Hey. I'm not dead or anything, I've just had writer's block and a bad attitude lately. I don't really like blogging when I'm all down on myself and pissed at the world. I end up reading it later and cringing at how I'm coming across as a whiny puss. I also haven't been reading or commenting much...sorry about that.
Not much has been up with me aside from trying to eat myself into an early grave. Earli(er) at least. And spending too much money on shit I don't need then panicking about being broke. Classic Tricia.
It's okay though. I'm slowly crawling out of my funk. Buying groceries tomorrow then putting away the debit cards in a tall tall place I can't reach...like the moon. Gonna try Phase 4,512 of the diet and see how that works. Fall is kinda in the air so it's helping my mood a little.

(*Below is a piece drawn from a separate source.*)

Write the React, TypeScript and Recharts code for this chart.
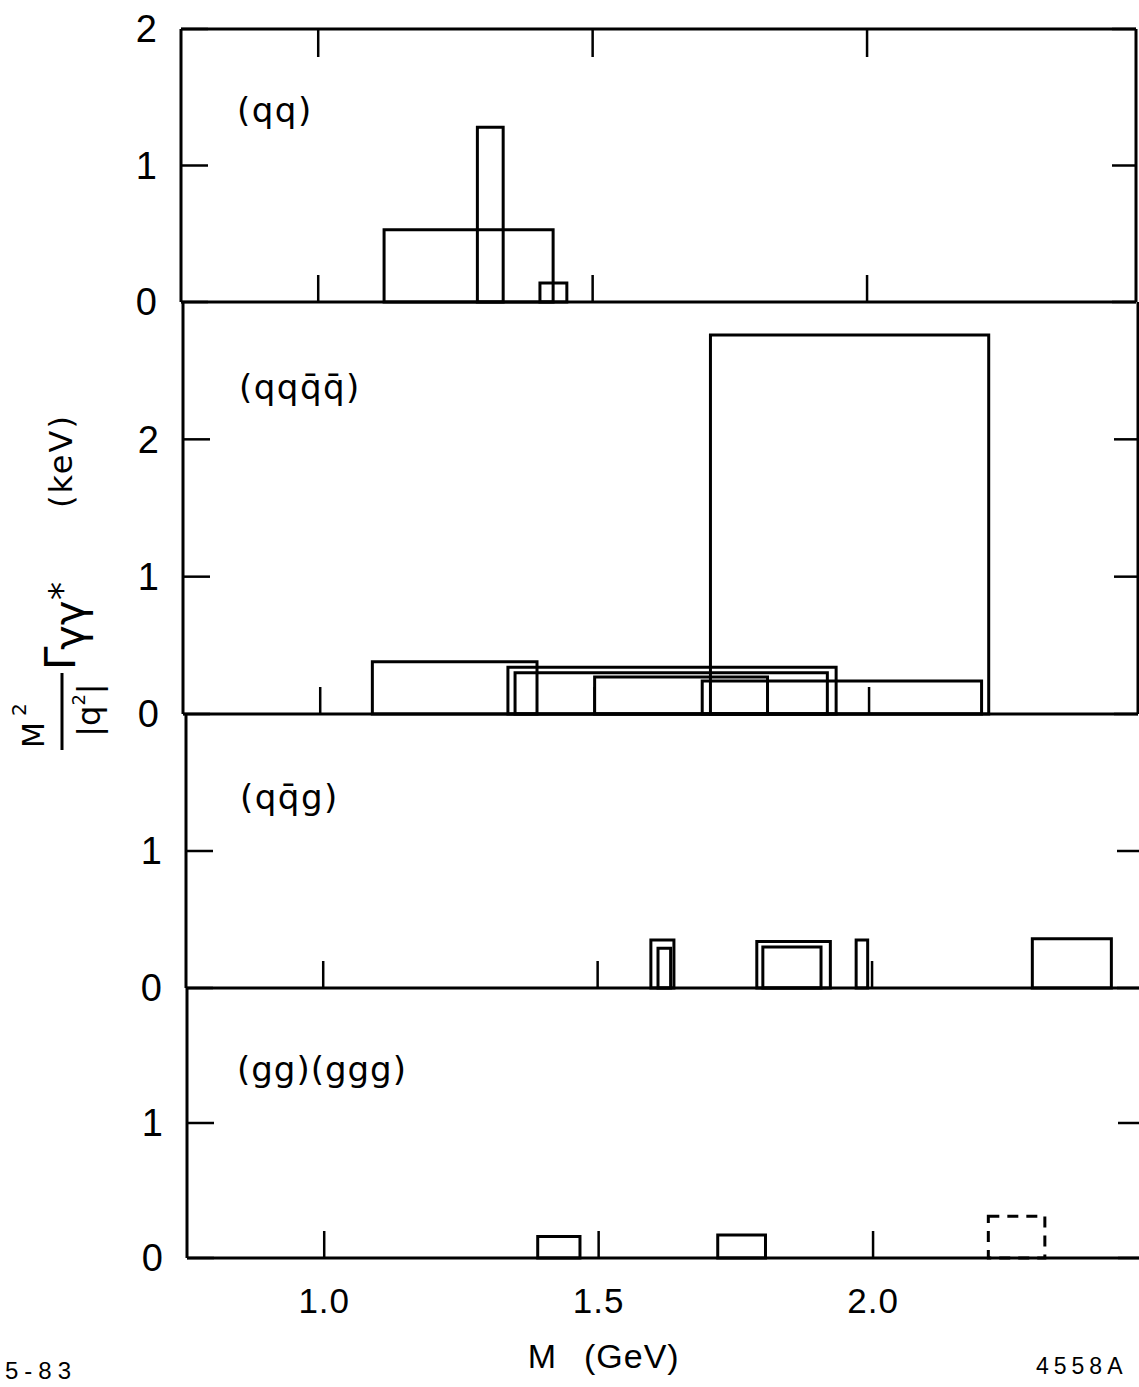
import { ComposedChart, XAxis, YAxis, ReferenceArea } from 'recharts'

// mass axis, GeV
const M_DOMAIN: [number, number] = [0.75, 2.49]
const M_TICKS = [1.0, 1.5, 2.0]

// (qq)
const QQ_FROM = [1.12, 1.29, 1.404]
const QQ_TO = [1.428, 1.337, 1.453]
const QQ_VALUE = [0.53, 1.28, 0.14]

// (qq qbar qbar)
const Q4_FROM = [1.095, 1.342, 1.355, 1.5, 1.696, 1.711]
const Q4_TO = [1.395, 1.94, 1.924, 1.815, 2.205, 2.218]
const Q4_VALUE = [0.38, 0.34, 0.3, 0.27, 0.24, 2.76]

// (q qbar g)
const QQG_FROM = [1.597, 1.61, 1.79, 1.801, 1.971, 2.292]
const QQG_TO = [1.639, 1.633, 1.924, 1.907, 1.992, 2.436]
const QQG_VALUE = [0.35, 0.29, 0.34, 0.3, 0.35, 0.36]

// (gg)(ggg)
const GG_FROM = [1.389, 1.717, 2.21]
const GG_TO = [1.466, 1.804, 2.313]
const GG_VALUE = [0.16, 0.17, 0.31]
const GG_DASHED = [false, false, true]

const INK = '#000'
const NUM_FONT = "'Liberation Sans', Arial, sans-serif"
const LABEL_FONT = "'DejaVu Sans', sans-serif"

interface PanelProps {
  top: number
  bottom: number
  yMax: number
  yTicks: number[]
  from: number[]
  to: number[]
  value: number[]
  dashed?: boolean[]
  shift: number
  topAxis?: boolean
  xLabels?: boolean
}

const PAD = 30
const BOTTOM_H = 100
const CHART_W = 1200
const Y_AXIS_W = 70
const R_AXIS_W = 10

function Panel({ top, bottom, yMax, yTicks, from, to, value, dashed, shift, topAxis, xLabels }: PanelProps) {
  const h = bottom - top
  const plotLeft = 183 + shift
  const plotRight = 1138 + shift
  const rows = from.map((m, i) => ({ m, v: value[i] }))
  return (
    <div style={{ position: 'absolute', left: 0, top: top - PAD }}>
      <ComposedChart
        width={CHART_W}
        height={PAD + h + BOTTOM_H}
        data={rows}
        margin={{
          top: topAxis ? 0 : PAD,
          right: CHART_W - plotRight - R_AXIS_W,
          bottom: 0,
          left: plotLeft - Y_AXIS_W,
        }}
      >
        {topAxis && (
          <XAxis xAxisId="t" orientation="top" type="number" dataKey="m" domain={M_DOMAIN}
            ticks={M_TICKS} interval={0} height={PAD} allowDataOverflow
            tickSize={-28} tickFormatter={() => ''}
            axisLine={{ stroke: INK, strokeWidth: 3 }}
            tickLine={{ stroke: INK, strokeWidth: 2.5 }} />
        )}
        <XAxis xAxisId="b" type="number" dataKey="m" domain={M_DOMAIN} ticks={M_TICKS}
          interval={0} height={BOTTOM_H} allowDataOverflow
          tickSize={-27} tickMargin={57}
          tickFormatter={(v: number) => (xLabels ? v.toFixed(1) : '')}
          tick={{ fill: INK, fontSize: 35, fontFamily: NUM_FONT, letterSpacing: 1 }}
          axisLine={{ stroke: INK, strokeWidth: 3 }}
          tickLine={{ stroke: INK, strokeWidth: 2.5 }} />
        <YAxis yAxisId="l" type="number" dataKey="v" domain={[0, yMax]} ticks={yTicks}
          interval={0} width={Y_AXIS_W} allowDataOverflow
          tickSize={-27} tickMargin={51}
          tick={{ fill: INK, fontSize: 38, fontFamily: NUM_FONT }}
          axisLine={{ stroke: INK, strokeWidth: 3 }}
          tickLine={{ stroke: INK, strokeWidth: 2.5 }} />
        <YAxis yAxisId="r" orientation="right" type="number" dataKey="v" domain={[0, yMax]}
          ticks={yTicks} interval={0} width={R_AXIS_W} allowDataOverflow
          tickSize={-24} tickFormatter={() => ''}
          axisLine={{ stroke: INK, strokeWidth: 3 }}
          tickLine={{ stroke: INK, strokeWidth: 2.5 }} />
        {from.map((x1, i) => (
          <ReferenceArea key={`box-${i}`} xAxisId="b" yAxisId="l"
            x1={x1} x2={to[i]} y1={0} y2={value[i]}
            fill="none" fillOpacity={0} stroke={INK} strokeWidth={3} strokeOpacity={1}
            strokeDasharray={dashed?.[i] ? '11 8' : undefined}
            ifOverflow="visible" />
        ))}
      </ComposedChart>
    </div>
  )
}

function Overlay() {
  const lbl = { fontFamily: LABEL_FONT, fontSize: 34, fill: INK, letterSpacing: 1.5 }
  return (
    <svg width={1139} height={1387}
      style={{ position: 'absolute', left: 0, top: 0, pointerEvents: 'none' }}>
      <text x={237} y={122} {...lbl}>(qq)</text>
      <text x={239} y={399} {...lbl}>(qqq̄q̄)</text>
      <text x={240} y={809} {...lbl}>(qq̄g)</text>
      <text x={237} y={1081} {...lbl} letterSpacing={1}>(gg)(ggg)</text>

      {/* y axis title, read bottom to top */}
      <g transform="translate(62 712) rotate(-90)" fontFamily={LABEL_FONT} fill={INK}>
        <line x1={-38} x2={39} y1={0} y2={0} stroke={INK} strokeWidth={3} />
        <text x={-23} y={-18} fontSize={30} textAnchor="middle">M</text>
        <text x={-4} y={-36} fontSize={20}>2</text>
        <text x={2} y={38} fontSize={32} textAnchor="middle">
          |q<tspan fontSize={18} dy={-15}>2</tspan><tspan dy={15}>|</tspan>
        </text>
        <text x={42} y={13} fontSize={42}>Γ</text>
        <text x={62} y={22} fontSize={42}>γγ</text>
        <text x={112} y={12} fontSize={36}>*</text>
        <text x={204} y={10} fontSize={32} letterSpacing={2}>(keV)</text>
      </g>

      <text x={542} y={1368} fontFamily={NUM_FONT} fontSize={34} textAnchor="middle" fill={INK}>M</text>
      <text x={584} y={1368} fontFamily={NUM_FONT} fontSize={34} fill={INK} letterSpacing={1}>(GeV)</text>
      <text x={5} y={1379} fontFamily={NUM_FONT} fontSize={24} fill={INK} letterSpacing={6}>5-83</text>
      <text x={1036} y={1374} fontFamily={NUM_FONT} fontSize={23} fill={INK} letterSpacing={5}>4558A</text>
    </svg>
  )
}

export default function App() {
  return (
    <div style={{
      position: 'absolute', left: 0, top: 0, width: 1139, height: 1387,
      overflow: 'hidden', background: '#fff',
    }}>
      <Panel top={29} bottom={302} yMax={2} yTicks={[0, 1, 2]}
        from={QQ_FROM} to={QQ_TO} value={QQ_VALUE} shift={-2} topAxis />
      <Panel top={302} bottom={714} yMax={3} yTicks={[0, 1, 2]}
        from={Q4_FROM} to={Q4_TO} value={Q4_VALUE} shift={0} />
      <Panel top={714} bottom={988} yMax={2} yTicks={[0, 1]}
        from={QQG_FROM} to={QQG_TO} value={QQG_VALUE} shift={3} />
      <Panel top={988} bottom={1258} yMax={2} yTicks={[0, 1]}
        from={GG_FROM} to={GG_TO} value={GG_VALUE} dashed={GG_DASHED} shift={4} xLabels />
      <Overlay />
    </div>
  )
}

I even went out to see a band play last night and I have the $80 hangover to prove it. Bleh.
So...my sister still won't talk to me. My sadness is fading into bitterness and I'm starting to wonder if she's worth all the sleepless hours spent wondering how it's so easy for some people to push others out of their lives. It's her choice. I've done my part and she knows where to find me if she decides to get over her fucking 43-year-old tantrum. My official new fear in life is turning out like either one of my sisters. Raw chicken and ghosts now take 2nd and 3rd place, respectively.
As you can no doubt see, the writer's block is still very alive and present. I'll try hard not to disappear for a week at a time from now on though. Barring anymore cancer announcements, I should be able to oblige. How's shit in your neck of the woods? Tell me everything!